A coalition of church leaders has accused the Australian Government of “state-sanctioned child abuse.”

ACNS  |  31 Jul 2014

A coalition of church leaders, led by the Dean of St John’s Anglican Cathedral in Brisbane, has accused the Australian Government of “state-sanctioned child abuse” and called for the Immigration Minister to be stripped of his role as guardian for unaccompanied child asylum seekers.

The call came as the coalition – the Australian Council of Churches Refugee Taskforce – released a report claiming that many of the unaccompanied child asylum seekers held in closed and offshore immigration detention facilities by Australia are neglected and abused.

“These vulnerable children are being locked away behind razor wire for the ‘crime’ of being born in countries in political and social turmoil,” the Dean of Brisbane, the Very Rev Dr Peter Catt, said.

The Dean, who chairs the taskforce, continued: “It is a sick joke that under Australia’s inadequate Guardianship Act their jailor is also their guardian. These children are held like animals in conditions that are inhumane, interrogated without support or representation, shipped around the country and offshore in the middle of the night, and denied basic rights including education.

“Given the Government continues to ignore irrefutable independent evidence from health and legal experts about the plight of these children we have no hesitation in labelling this what it is – state sanctioned child abuse.”

The coalition, which includes Catholic, Uniting Churches, Baptist, Lutheran, Salvation Army, Quaker, Churches of Christ and Assyrian denominations as well as Anglicans, is calling for:

  • fundamental reform of the Guardianship Act to ensure an independent guardian of unaccompanied child asylum seekers;
  • the establishment of a properly resourced independent Statutory Office for the Guardianship of Minors;
  • a new inquiry by the Australian Human Rights Commission into the conditions of children in community detention programs;
  • the ending of offshore detention of unaccompanied minors in favour of community care in Australia; and
  • the development of better care standards to end the “care lotto” – wildly varying conditions depending on provider and location.

Dr Catt said: “We gave the Minister for Immigration, Scott Morrison, and his [opposition] counterpart, Richard Marles, right of reply to the draft report we published, back in October last year. That neither politician provided substantial or satisfactory responses to the serious issues raised by the Taskforce confirms the utter moral failure of leadership in this country.”
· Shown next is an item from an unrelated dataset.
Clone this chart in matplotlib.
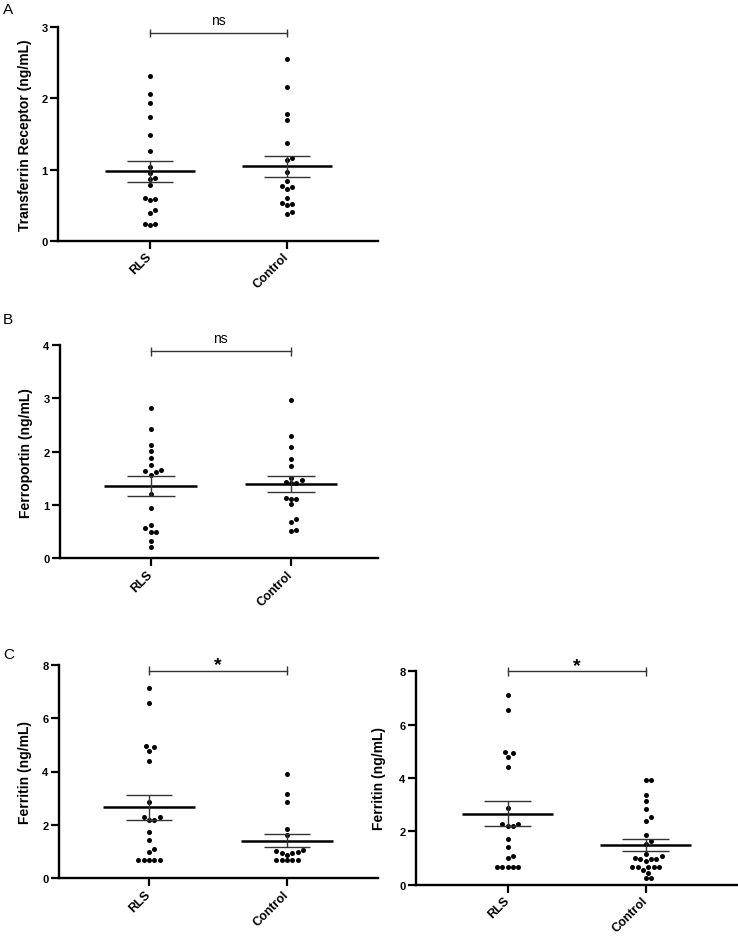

The report, Protecting the Lonely Children: Recommendations to the Australian Government and the UN Committee on the Rights of the Child with respect to unaccompanied children who seek asylum and refuge in Australia, was launched on Wednesday at St Paul’s Anglican Cathedral in Melbourne by Dr Catt alongside leading human rights lawyer David Manne and Sister Brigid Arthur, a Catholic nun who runs the Brigidine Asylum Seekers Project in Albert Park, Melbourne.